At first glance this seems like a plan with no drawbacks. Stills lenses are comparatively lightweight, inexpensive and often boast fantastic performance in terms of sharpness and contrast. One of the things we sacrifice for that is real, mechanically-linked and reliable manual focus pulling and stepless aperture adjustment. Those compromises are fairly well known. What’s less often mentioned is the sheer amount of breathing that goes on in many stills lenses. Common midrange zooms, often supplied with higher-end cameras, may advertise a long end of somewhat over 100mm, but at the extremes of focus may not actually achieve a triple-digit effective focal length.

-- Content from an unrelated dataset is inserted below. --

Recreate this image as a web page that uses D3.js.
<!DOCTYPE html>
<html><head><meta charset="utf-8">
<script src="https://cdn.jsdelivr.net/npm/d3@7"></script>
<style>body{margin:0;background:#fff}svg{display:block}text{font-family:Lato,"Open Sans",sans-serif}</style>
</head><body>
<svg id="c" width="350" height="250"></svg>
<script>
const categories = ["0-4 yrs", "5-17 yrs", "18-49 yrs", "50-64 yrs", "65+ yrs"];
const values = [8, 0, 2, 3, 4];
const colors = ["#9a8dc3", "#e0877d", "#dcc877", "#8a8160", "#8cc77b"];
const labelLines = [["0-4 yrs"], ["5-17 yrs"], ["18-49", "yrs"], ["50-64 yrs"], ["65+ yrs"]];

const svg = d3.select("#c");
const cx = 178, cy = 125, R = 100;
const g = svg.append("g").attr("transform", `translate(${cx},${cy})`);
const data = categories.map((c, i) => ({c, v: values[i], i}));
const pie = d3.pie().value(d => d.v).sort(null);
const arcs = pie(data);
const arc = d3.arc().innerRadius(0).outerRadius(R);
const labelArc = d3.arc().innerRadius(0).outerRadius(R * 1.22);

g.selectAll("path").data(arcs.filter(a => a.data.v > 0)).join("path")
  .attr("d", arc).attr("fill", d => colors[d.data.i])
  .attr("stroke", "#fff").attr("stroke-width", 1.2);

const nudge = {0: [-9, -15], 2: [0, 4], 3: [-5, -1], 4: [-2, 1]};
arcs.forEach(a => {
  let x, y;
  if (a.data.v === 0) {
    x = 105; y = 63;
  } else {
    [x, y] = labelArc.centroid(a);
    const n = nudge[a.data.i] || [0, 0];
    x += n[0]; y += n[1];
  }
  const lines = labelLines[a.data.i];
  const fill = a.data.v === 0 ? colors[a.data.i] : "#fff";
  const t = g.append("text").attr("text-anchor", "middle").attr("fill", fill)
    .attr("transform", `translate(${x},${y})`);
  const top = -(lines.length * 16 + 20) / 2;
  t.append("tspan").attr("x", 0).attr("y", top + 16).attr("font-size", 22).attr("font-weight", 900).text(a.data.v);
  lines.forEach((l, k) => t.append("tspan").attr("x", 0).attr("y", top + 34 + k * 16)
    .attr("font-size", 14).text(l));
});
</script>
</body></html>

It seems increasingly likely that problems like this are better solved by using very high-resolution sensors and correcting the issue in digital signal processing. That doesn’t complicate the lens design and creates few other problems. Still, particularly where we’re trying to match shots, a lot of very popular modern lenses suffer the problem that at the extremes of focus, the long end of your 105mm zoom is simply not 105mm anymore.

The Good Old Days

As we’ve seen, a good few of the things many people assume are completely definitive might actually be based on quite a lot of ad-hoc working practices and rules of thumb. Maybe it’s inevitable; as technology improves, things become more complex, and might confound old assumptions.

That’s true particularly of technical minutiae such as the flicker visible on camera when shooting certain types of mains-powered practical lighting, particularly the gas discharge lights used in industrial facilities or even fluorescent tubes. In decades past, if they flickered at all, these things would routinely flicker at the local mains frequency which was either 50 or 60Hz worldwide. Gas discharge lighting has used electronic ballasts for some time and is now being supplanted very quickly by LED, both of which have the issue that the electronics in the ballasts may introduce flicker at mains frequency but may also work at any frequency the designer found convenient. Similar issues attend shooting video monitors; there were techniques for shooting CRT displays, but they don’t work for modern TFT-LCD and OLED panels at all.

Even camera sensor sizes are no longer entirely standard. Cameras described as “Super-35mm” may have sensors close to the 24.89 by 18.66mm of a true Super 35mm frame, but in practice there can be noticeable differences; where sensors are larger than standard, there may be coverage issues – even if just soft corners – with lenses designed for a more standards-observant world.

In the end, this is why we try to be objective when designing our technology – it’s why we have standards and systems of measurement in the first place – but it’s also why camera tests, and tests of other film and TV gear, have never been more critical.